Friday, 1 June 2018

Possession: themes, ideas, weaknesses

Possession, as I seem to see in all reviews, is about possession in different senses of the word—possession, ownership, copyright; items, belongings; the feeling of possession that the biographer has towards their subject; the lover’s possession of the beloved, possession in the sexual sense.
What interests me more about A. S. Byatt’s novel is that it is ultimately about writing, reading, and interpretation, or misinterpretation; the difficulties in writing biography, and impossibility of truly understanding a writer, or anyone, through their writings and other people’s accounts; and the idea that you easily misinterpret things and form false conceptions of a dead writer when ignorant of their intentions and context. The story of Randolph Henry Ash and Christabel LaMotte makes you think about hidden clues and gaps of knowledge—once the academics discover the previously unknown truth about their connection and the Yorkshire trip, and know that they, in a way, wrote the poems for each other, everything takes on a new meaning, things that don’t fit now fall into place, all the theories are dismantled, and the 2 figures now appear in a completely different light. The form, the make-up of the book, in which the story is told through the 3rd person narrator as well as the characters’ letters, journals, biographies, literary criticism, poems… is a perfect choice for the subject matter and Byatt’s ideas. It works well because Byatt can adopt different tones and write in different styles; most excellent are her parodies of certain kinds of literary criticism. Possession also suggests the danger of reading through the lens of something—feminist criticism or Freudian criticism or whatever ism, instead of taking the work for what it is. 
The weakest point, which in my opinion does hurt the book, is the poems.
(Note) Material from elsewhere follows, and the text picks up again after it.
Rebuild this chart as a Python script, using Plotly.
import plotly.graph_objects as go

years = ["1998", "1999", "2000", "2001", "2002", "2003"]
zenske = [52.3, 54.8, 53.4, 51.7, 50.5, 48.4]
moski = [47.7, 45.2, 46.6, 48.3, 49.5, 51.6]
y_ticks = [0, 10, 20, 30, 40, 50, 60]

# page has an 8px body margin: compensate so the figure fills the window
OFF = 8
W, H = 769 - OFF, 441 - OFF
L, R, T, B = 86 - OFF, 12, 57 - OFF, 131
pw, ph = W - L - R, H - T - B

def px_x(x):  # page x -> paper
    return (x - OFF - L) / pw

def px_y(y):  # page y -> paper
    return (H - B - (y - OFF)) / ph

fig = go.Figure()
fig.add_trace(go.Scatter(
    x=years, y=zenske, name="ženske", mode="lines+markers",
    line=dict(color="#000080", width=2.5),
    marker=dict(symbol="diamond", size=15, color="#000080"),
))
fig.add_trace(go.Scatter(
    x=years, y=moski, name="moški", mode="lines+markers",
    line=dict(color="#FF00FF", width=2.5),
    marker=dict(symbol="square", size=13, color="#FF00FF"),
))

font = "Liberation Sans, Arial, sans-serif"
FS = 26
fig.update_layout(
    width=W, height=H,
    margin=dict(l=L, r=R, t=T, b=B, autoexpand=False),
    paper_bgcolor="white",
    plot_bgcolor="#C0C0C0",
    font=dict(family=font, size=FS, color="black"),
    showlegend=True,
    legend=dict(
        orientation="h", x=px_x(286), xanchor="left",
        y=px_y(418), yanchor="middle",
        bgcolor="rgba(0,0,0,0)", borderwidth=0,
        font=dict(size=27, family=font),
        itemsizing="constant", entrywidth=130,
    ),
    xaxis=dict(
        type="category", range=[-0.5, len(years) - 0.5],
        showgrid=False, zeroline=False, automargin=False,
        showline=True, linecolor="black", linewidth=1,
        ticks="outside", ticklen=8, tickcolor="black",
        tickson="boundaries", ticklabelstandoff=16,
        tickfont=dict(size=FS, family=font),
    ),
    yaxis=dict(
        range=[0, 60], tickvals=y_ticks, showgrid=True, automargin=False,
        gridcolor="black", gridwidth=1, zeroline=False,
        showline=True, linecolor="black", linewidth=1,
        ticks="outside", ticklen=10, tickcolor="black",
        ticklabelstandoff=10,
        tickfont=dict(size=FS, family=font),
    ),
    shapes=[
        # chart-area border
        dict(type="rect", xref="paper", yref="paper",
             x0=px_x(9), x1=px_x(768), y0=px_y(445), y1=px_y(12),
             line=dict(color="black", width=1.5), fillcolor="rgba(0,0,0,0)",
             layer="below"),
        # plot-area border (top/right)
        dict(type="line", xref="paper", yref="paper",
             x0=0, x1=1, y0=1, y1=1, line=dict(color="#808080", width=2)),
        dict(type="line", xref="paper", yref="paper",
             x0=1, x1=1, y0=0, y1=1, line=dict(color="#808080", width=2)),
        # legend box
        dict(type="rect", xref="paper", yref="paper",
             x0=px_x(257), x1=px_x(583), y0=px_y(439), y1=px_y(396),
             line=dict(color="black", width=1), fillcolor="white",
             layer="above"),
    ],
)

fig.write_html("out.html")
When Nabokov writes about a character in his book who is a great writer, he convincingly demonstrates the writer’s talent, because he is a genius. It’s hard to say the same about Ash’s and LaMotte’s poems by Byatt. They are an integral part of the novel (though it seems that lots of readers skip them for the story), and they are there to create the illusion of realism and a world outside the book, to make the characters appear more authentic, more real. They however produce an opposite effect, or at least to me, because the poems aren’t great, they make Ash and LaMotte less real, who are meant to be among the most acclaimed poets of Victorian times, and that consequently makes it difficult to take the academics in the book seriously. 
When I ignore the poems and choose to suspend my disbelief, the story of Ash and LaMotte is moving. But the characters I think more about are Ellen (Ash’s wife) and Blanche Glover. They are not even there, their voices aren’t heard, their thoughts aren’t known, but their implied suffering and baffling actions make me curious and concerned about them, make me want to know them and their thoughts and their motivations. That gives them a vivid existence.  
Another weakness of Possession is the ending. It makes everything fall apart. We have a beautiful and moving story, about love and loss and buried secrets, about things that only last briefly, about a couple that might have been, about a letter undelivered and unread, about a child that is never known… It is beautiful whilst it is tragic, or beautiful because it is tragic. I don’t mind the chapters that take us back to the 19th century and tell us about Ash and LaMotte through the 3rd person narrator, and thus let us know things about the 2 poets that the modern characters don’t know, which works effectively and is incorporated well in a novel that already mixes various genres and different styles of writing. But I hate the ending. It is a cheap device, a silly solution, as though Byatt tries to comfort the audience and wants to pander to them. 
The book would be so much better without that cheap ending.